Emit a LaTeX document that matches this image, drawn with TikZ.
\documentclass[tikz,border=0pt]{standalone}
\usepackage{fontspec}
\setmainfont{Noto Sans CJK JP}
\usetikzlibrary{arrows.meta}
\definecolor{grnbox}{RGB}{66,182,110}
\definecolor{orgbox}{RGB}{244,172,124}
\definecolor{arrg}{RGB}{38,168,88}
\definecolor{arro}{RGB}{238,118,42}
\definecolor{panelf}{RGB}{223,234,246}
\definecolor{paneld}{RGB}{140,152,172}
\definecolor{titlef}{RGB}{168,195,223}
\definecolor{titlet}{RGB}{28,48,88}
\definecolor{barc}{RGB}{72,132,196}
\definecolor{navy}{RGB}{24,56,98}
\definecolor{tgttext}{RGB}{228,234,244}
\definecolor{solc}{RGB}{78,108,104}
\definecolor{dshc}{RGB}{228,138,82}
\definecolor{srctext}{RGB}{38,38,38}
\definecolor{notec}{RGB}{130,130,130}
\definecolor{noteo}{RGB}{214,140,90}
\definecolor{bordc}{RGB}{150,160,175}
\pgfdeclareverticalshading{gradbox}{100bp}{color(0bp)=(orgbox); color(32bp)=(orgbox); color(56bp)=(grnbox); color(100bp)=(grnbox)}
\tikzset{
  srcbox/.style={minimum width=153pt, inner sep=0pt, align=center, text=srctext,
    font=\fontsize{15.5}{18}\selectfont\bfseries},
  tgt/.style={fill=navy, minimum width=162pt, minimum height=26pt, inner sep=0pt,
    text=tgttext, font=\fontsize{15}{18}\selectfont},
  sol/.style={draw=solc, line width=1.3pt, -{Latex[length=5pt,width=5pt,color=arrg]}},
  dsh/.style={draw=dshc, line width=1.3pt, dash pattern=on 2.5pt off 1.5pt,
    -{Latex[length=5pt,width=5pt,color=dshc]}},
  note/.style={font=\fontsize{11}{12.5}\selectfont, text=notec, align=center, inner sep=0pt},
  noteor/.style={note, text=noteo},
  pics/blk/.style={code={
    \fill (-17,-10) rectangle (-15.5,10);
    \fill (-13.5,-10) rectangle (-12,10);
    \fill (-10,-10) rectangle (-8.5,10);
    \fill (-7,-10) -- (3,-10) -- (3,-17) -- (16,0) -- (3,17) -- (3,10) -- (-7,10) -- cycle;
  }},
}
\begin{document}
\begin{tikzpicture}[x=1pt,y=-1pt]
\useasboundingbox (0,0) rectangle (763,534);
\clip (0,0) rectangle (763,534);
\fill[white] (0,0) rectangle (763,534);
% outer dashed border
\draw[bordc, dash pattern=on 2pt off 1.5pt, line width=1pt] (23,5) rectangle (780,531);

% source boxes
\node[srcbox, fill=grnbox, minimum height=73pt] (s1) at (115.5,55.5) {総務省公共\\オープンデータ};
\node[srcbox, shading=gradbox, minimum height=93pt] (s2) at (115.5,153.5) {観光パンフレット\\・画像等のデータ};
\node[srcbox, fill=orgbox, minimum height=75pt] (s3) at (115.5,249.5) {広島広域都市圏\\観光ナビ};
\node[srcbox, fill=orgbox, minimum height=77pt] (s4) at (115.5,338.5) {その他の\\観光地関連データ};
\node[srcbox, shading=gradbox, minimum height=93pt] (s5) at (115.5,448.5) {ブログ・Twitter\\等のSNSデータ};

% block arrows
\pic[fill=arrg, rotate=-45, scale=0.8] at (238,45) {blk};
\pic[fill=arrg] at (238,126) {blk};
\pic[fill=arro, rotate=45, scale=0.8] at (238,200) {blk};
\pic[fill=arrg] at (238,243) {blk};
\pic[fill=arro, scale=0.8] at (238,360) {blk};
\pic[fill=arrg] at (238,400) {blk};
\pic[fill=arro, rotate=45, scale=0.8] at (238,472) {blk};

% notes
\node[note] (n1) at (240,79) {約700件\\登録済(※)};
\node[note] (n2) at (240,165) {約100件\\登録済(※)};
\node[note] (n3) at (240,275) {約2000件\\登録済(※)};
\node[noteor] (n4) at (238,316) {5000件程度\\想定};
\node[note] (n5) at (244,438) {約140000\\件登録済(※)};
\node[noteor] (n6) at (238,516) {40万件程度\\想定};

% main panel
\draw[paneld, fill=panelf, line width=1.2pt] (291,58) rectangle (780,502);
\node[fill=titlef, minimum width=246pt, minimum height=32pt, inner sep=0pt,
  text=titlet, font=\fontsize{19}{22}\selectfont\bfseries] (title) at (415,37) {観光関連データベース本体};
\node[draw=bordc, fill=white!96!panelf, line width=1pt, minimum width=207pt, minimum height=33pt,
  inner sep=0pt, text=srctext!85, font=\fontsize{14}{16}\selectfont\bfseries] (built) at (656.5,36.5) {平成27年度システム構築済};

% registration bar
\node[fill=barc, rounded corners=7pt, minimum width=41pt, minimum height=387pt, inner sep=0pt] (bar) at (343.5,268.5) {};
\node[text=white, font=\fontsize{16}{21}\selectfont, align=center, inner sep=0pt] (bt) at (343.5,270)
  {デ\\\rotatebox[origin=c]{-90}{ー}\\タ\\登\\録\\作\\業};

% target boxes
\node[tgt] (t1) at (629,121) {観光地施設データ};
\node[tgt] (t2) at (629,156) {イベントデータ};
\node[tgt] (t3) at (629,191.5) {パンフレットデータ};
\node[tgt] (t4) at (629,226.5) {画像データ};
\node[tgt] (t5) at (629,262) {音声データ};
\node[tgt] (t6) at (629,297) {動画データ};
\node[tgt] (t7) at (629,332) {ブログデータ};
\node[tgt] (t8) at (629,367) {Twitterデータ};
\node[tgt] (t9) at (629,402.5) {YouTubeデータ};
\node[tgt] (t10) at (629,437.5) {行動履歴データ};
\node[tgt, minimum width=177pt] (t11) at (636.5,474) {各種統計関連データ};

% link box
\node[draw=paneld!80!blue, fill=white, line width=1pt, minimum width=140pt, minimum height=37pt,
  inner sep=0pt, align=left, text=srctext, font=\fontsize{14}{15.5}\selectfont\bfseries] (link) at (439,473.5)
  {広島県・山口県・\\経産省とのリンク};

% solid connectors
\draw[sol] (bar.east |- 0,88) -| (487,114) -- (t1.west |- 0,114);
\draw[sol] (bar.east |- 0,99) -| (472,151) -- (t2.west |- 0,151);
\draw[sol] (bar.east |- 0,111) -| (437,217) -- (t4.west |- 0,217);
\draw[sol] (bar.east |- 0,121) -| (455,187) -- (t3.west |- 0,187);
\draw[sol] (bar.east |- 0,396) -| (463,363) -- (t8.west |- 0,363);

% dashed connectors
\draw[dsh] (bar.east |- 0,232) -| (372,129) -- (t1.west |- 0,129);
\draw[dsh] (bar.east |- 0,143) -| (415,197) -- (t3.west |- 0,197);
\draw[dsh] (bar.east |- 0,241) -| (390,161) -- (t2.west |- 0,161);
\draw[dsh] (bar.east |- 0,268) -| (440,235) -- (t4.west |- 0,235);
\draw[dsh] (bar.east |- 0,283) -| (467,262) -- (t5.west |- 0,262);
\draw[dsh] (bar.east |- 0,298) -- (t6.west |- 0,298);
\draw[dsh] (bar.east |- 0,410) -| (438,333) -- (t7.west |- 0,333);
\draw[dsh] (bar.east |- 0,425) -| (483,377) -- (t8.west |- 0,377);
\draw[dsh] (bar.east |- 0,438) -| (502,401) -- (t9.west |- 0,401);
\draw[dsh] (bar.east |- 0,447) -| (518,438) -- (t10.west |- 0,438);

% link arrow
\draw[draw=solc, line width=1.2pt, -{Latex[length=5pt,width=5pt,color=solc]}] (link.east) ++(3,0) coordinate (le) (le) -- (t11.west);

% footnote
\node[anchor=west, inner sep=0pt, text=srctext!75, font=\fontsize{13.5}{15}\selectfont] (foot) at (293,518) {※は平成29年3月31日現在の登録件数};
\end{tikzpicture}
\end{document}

+ + + + + + +

• TASK REQUIREMENTS
Return only the lines from the beginning of the material up to and including the line with "(23,5) rectangle (780,531);", exactly as written.

• RIGHT ANSWER
Emit a LaTeX document that matches this image, drawn with TikZ.
\documentclass[tikz,border=0pt]{standalone}
\usepackage{fontspec}
\setmainfont{Noto Sans CJK JP}
\usetikzlibrary{arrows.meta}
\definecolor{grnbox}{RGB}{66,182,110}
\definecolor{orgbox}{RGB}{244,172,124}
\definecolor{arrg}{RGB}{38,168,88}
\definecolor{arro}{RGB}{238,118,42}
\definecolor{panelf}{RGB}{223,234,246}
\definecolor{paneld}{RGB}{140,152,172}
\definecolor{titlef}{RGB}{168,195,223}
\definecolor{titlet}{RGB}{28,48,88}
\definecolor{barc}{RGB}{72,132,196}
\definecolor{navy}{RGB}{24,56,98}
\definecolor{tgttext}{RGB}{228,234,244}
\definecolor{solc}{RGB}{78,108,104}
\definecolor{dshc}{RGB}{228,138,82}
\definecolor{srctext}{RGB}{38,38,38}
\definecolor{notec}{RGB}{130,130,130}
\definecolor{noteo}{RGB}{214,140,90}
\definecolor{bordc}{RGB}{150,160,175}
\pgfdeclareverticalshading{gradbox}{100bp}{color(0bp)=(orgbox); color(32bp)=(orgbox); color(56bp)=(grnbox); color(100bp)=(grnbox)}
\tikzset{
  srcbox/.style={minimum width=153pt, inner sep=0pt, align=center, text=srctext,
    font=\fontsize{15.5}{18}\selectfont\bfseries},
  tgt/.style={fill=navy, minimum width=162pt, minimum height=26pt, inner sep=0pt,
    text=tgttext, font=\fontsize{15}{18}\selectfont},
  sol/.style={draw=solc, line width=1.3pt, -{Latex[length=5pt,width=5pt,color=arrg]}},
  dsh/.style={draw=dshc, line width=1.3pt, dash pattern=on 2.5pt off 1.5pt,
    -{Latex[length=5pt,width=5pt,color=dshc]}},
  note/.style={font=\fontsize{11}{12.5}\selectfont, text=notec, align=center, inner sep=0pt},
  noteor/.style={note, text=noteo},
  pics/blk/.style={code={
    \fill (-17,-10) rectangle (-15.5,10);
    \fill (-13.5,-10) rectangle (-12,10);
    \fill (-10,-10) rectangle (-8.5,10);
    \fill (-7,-10) -- (3,-10) -- (3,-17) -- (16,0) -- (3,17) -- (3,10) -- (-7,10) -- cycle;
  }},
}
\begin{document}
\begin{tikzpicture}[x=1pt,y=-1pt]
\useasboundingbox (0,0) rectangle (763,534);
\clip (0,0) rectangle (763,534);
\fill[white] (0,0) rectangle (763,534);
% outer dashed border
\draw[bordc, dash pattern=on 2pt off 1.5pt, line width=1pt] (23,5) rectangle (780,531);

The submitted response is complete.